Floria Pinkney, Garment Worker and Activist born

Floria Pinkney, 1926

*Floria Pinkney's birth on this date in 1903 is celebrated. She was a Black garment worker union activist and leader.

Floria Pinkney was born in Connecticut. Her parents were originally from Florida and migrated to Connecticut at the turn of the century. Pinkney's mother was a self-employed dressmaker. Shortly after Pinkney's birth, her then-widowed mother moved the family to Brooklyn. Before working in the garment industry, Pinkney attended Manhattan Trade School for Girls. She learned sewing machine mechanics and techniques and basic academic skills like writing there.

In 1925, Pinkney received a scholarship to Brookwood Labor College, sponsored by Garland Fund, which supported radical political causes. She also received a scholarship from the NAACP. The scholarship from Garland allowed Pinkney to learn more about organizing and apply it to helping Black workers succeed in the garment industry against segregation. Her scholarship at Brookwood was extended two years, and she was recognized as a class speaker. Pinkney becomes the first Black woman to graduate from Brookwood Labor College. Pinkney also studied at the Bryn Mawr Summer School for Women Workers, where she was one of the first five Black students to be admitted, and the International People's College in Denmark.

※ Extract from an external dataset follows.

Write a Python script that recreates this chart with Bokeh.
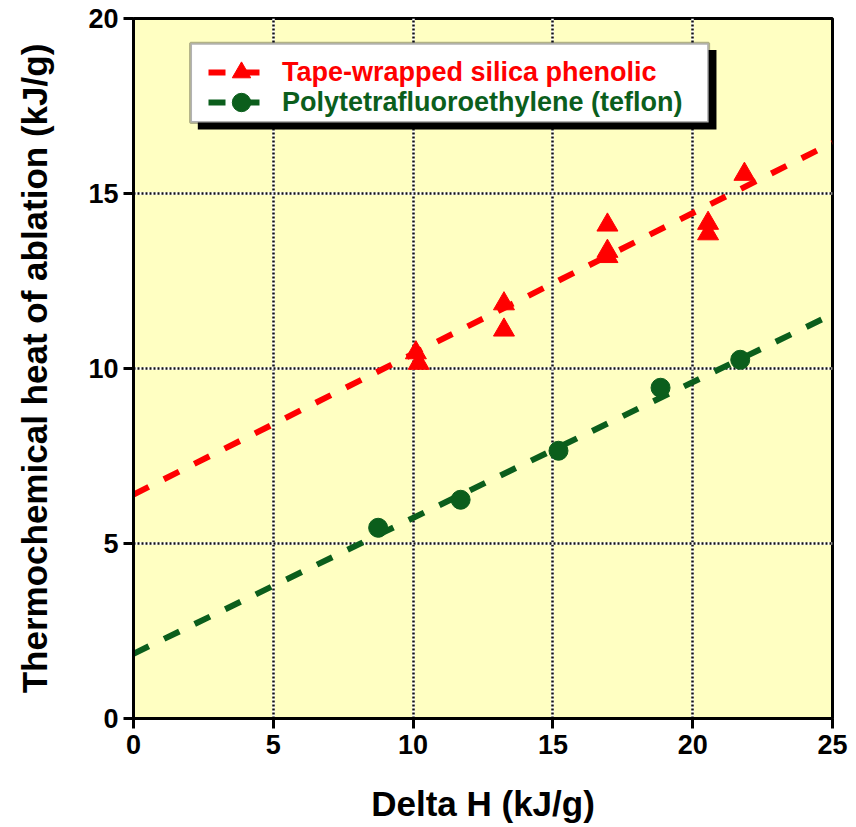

In 1930, Pinkney won an award from the New York School of Social Work to do a six-month Fellowship at the University of Copenhagen. This fellowship focused on work in Denmark in adult education and social organization. Pinkney joined the International Ladies' Garment Workers' Union (ILGWU) in the 1920s and was a promising leader. She was the first Black woman to hold a leadership role as an organizer within the International Ladies Garment Workers Union (ILGWU). She was involved in the garment industry throughout her life. She worked for several years before attending Brockwood Labor College.

After graduating, she returned to the industry in leadership positions. Among other roles, Pinkney served as Special Organizer for ILGWU in 1929. Pinkney was instrumental in the ILGWU's September 1929 drive to enroll Black garment workers. She spoke alongside A. Philip Randolph led the Brotherhood of Sleeping Car Porters and ILGWU Vice President Julius Hochman at St. Luke's in Harlem. Randolph endorsed Pinkney as an organizer for the ILGWU, calling her "a capable young woman." She worked beyond the garment district and was active in the Harlem and Brooklyn communities. Pinkney was a board manager for the Ashland Place YWCA in Brooklyn.

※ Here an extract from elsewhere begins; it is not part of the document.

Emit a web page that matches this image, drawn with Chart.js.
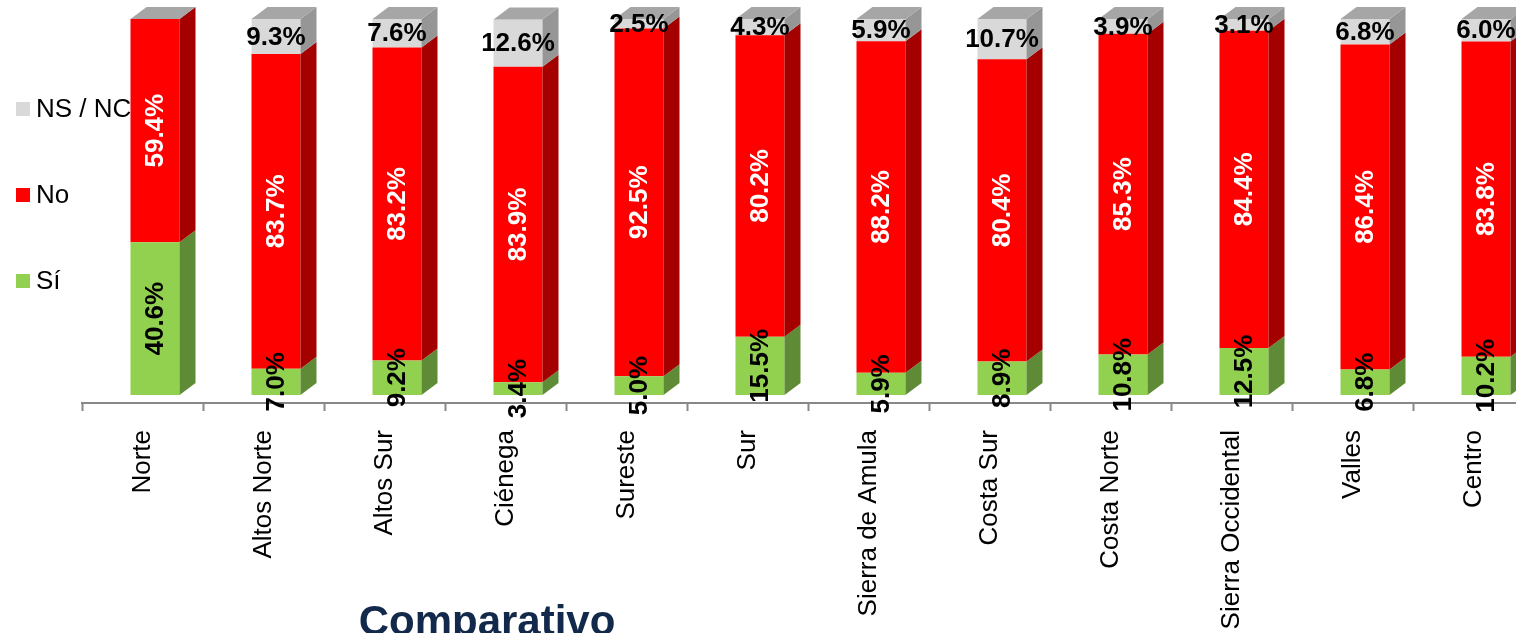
<!DOCTYPE html>
<html>
<head>
<meta charset="utf-8">
<script src="https://cdn.jsdelivr.net/npm/chart.js@4.4.1/dist/chart.umd.min.js"></script>
<style>
  html, body { margin: 0; padding: 0; overflow: hidden; background: #fff; }
  #wrap { width: 1540px; height: 633px; }
</style>
</head>
<body>
<div id="wrap"><canvas id="chart" width="1540" height="633"></canvas></div>
<script>
const regiones = ['Norte', 'Altos Norte', 'Altos Sur', 'Ciénega', 'Sureste', 'Sur',
    'Sierra de Amula', 'Costa Sur', 'Costa Norte', 'Sierra Occidental', 'Valles', 'Centro']
const si = [40.6, 7.0, 9.2, 3.4, 5.0, 15.5, 5.9, 8.9, 10.8, 12.5, 6.8, 10.2]
const no = [59.4, 83.7, 83.2, 83.9, 92.5, 80.2, 88.2, 80.4, 85.3, 84.4, 86.4, 83.8]
const nsnc = [0, 9.3, 7.6, 12.6, 2.5, 4.3, 5.9, 10.7, 3.9, 3.1, 6.8, 6.0]

// 3d look: the front faces are pushed right/up, then side + top faces added
const SHIFT_X = 12.5
const SHIFT_Y = -8
const DEPTH_X = 16
const DEPTH_Y = 12

const fmt = v => v.toFixed(1) + '%'

const bar3d = {
    id: 'bar3d',
    beforeDatasetsDraw(chart) {
        const ctx = chart.ctx
        // legend (drawn first so the bars cover it, like the original)
        const legendRows = [
            { ds: 2, y: 109 },
            { ds: 1, y: 195 },
            { ds: 0, y: 281 }
        ]
        ctx.save()
        ctx.font = '26px "Liberation Sans", Arial, sans-serif'
        ctx.textBaseline = 'middle'
        ctx.textAlign = 'left'
        legendRows.forEach(r => {
            const d = chart.data.datasets[r.ds]
            ctx.fillStyle = d.backgroundColor
            ctx.fillRect(16, r.y - 7, 14, 14)
            ctx.fillStyle = '#000'
            ctx.fillText(d.label, 36, r.y + 1)
        })
        ctx.restore()

        ctx.save()
        ctx.translate(SHIFT_X, SHIFT_Y)
    },
    afterDatasetsDraw(chart) {
        const ctx = chart.ctx
        const n = chart.data.datasets.length

        chart.data.datasets.forEach((d, i) => {
            const meta = chart.getDatasetMeta(i)
            meta.data.forEach(el => {
                const p = el.getProps(['x', 'y', 'base', 'width'], true)
                const left = p.x - p.width / 2
                const right = p.x + p.width / 2
                // side face
                ctx.fillStyle = d.sideColor
                ctx.beginPath()
                ctx.moveTo(right, p.y)
                ctx.lineTo(right + DEPTH_X, p.y - DEPTH_Y)
                ctx.lineTo(right + DEPTH_X, p.base - DEPTH_Y)
                ctx.lineTo(right, p.base)
                ctx.closePath()
                ctx.fill()
                // top face on the last segment of the stack
                if (i === n - 1) {
                    ctx.fillStyle = d.topColor
                    ctx.beginPath()
                    ctx.moveTo(left, p.y)
                    ctx.lineTo(left + DEPTH_X, p.y - DEPTH_Y)
                    ctx.lineTo(right + DEPTH_X, p.y - DEPTH_Y)
                    ctx.lineTo(right, p.y)
                    ctx.closePath()
                    ctx.fill()
                }
            })
        })

        // value labels
        ctx.font = 'bold 26px "Liberation Sans", Arial, sans-serif'
        ctx.textAlign = 'center'
        ctx.textBaseline = 'middle'
        chart.data.datasets.forEach((d, i) => {
            const meta = chart.getDatasetMeta(i)
            meta.data.forEach((el, j) => {
                const v = d.data[j]
                if (!v) return
                const p = el.getProps(['x', 'y', 'base'], true)
                const cy = (p.y + p.base) / 2
                ctx.fillStyle = d.labelColor
                if (d.labelRotated) {
                    ctx.save()
                    ctx.translate(p.x, cy)
                    ctx.rotate(-Math.PI / 2)
                    ctx.fillText(fmt(v), 0, 1)
                    ctx.restore()
                } else {
                    ctx.fillText(fmt(v), p.x, cy + 1)
                }
            })
        })

        ctx.restore()
    },
    afterDraw(chart) {
        const ctx = chart.ctx
        ctx.save()
        ctx.font = 'bold 42px "Liberation Sans", Arial, sans-serif'
        ctx.fillStyle = '#13294b'
        ctx.textAlign = 'center'
        ctx.textBaseline = 'alphabetic'
        ctx.fillText('Comparativo', 487, 635)
        ctx.restore()
    }
}

const ctx = document.getElementById('chart').getContext('2d')

new Chart(ctx, {
    type: 'bar',
    data: {
        labels: regiones,
        datasets: [
            {
                label: 'Sí',
                data: si,
                backgroundColor: '#92d050',
                sideColor: '#5f8a36',
                labelColor: '#000',
                labelRotated: true
            },
            {
                label: 'No',
                data: no,
                backgroundColor: '#ff0000',
                sideColor: '#a50000',
                labelColor: '#fff',
                labelRotated: true
            },
            {
                label: 'NS / NC',
                data: nsnc,
                backgroundColor: '#d9d9d9',
                sideColor: '#969696',
                topColor: '#a6a6a6',
                labelColor: '#000',
                labelRotated: false
            }
        ]
    },
    options: {
        responsive: false,
        animation: false,
        devicePixelRatio: 1,
        layout: {
            padding: { left: 82, right: 6, top: 27, bottom: 0 }
        },
        datasets: {
            bar: {
                categoryPercentage: 1,
                barPercentage: 0.405,
                borderWidth: 0
            }
        },
        plugins: {
            legend: { display: false },
            tooltip: { enabled: false }
        },
        scales: {
            x: {
                stacked: true,
                offset: true,
                border: { color: '#888888', width: 2 },
                grid: {
                    offset: true,
                    drawOnChartArea: false,
                    drawTicks: true,
                    tickLength: 8,
                    tickWidth: 2,
                    color: '#888888'
                },
                ticks: {
                    autoSkip: false,
                    minRotation: 90,
                    maxRotation: 90,
                    padding: 19,
                    color: '#000',
                    font: { family: '"Liberation Sans", Arial, sans-serif', size: 26 }
                },
                afterFit(scale) {
                    scale.height = 230
                }
            },
            y: {
                stacked: true,
                display: false,
                min: 0,
                max: 100
            }
        }
    },
    plugins: [bar3d]
})
</script>
</body>
</html>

She led the YWCA branch's Industrial Assembly and represented the Ashland Place Y at a regional conference in Trenton in 1926. She attended the 1930 YWCA Industrial Assemblies Convention in Detroit, where she was selected to represent the Industrial Assembly in Geneva, Switzerland. Pinkney continued her advocacy work through the Women's Trade Union League (WTUL), specifically working with the Laundry Workers Union. In 1933, Congress passed NIRA, which led to a large increase in union membership because it protected employee rights and gave unions more power and visibility.

In 1935, she was appointed to teach worker education classes at the Harlem YWCA and Utopia Neighborhood House. Though known for her radical ideals, she also embraced labor interracialism; she took full advantage of her leadership roles. She used her organizing abilities to build up the Black community and union members and gain power and respect from white women leaders. In 1984, Pinkney attended a reunion of the Bryn Mawr Summer School for Women Workers. She died later that summer.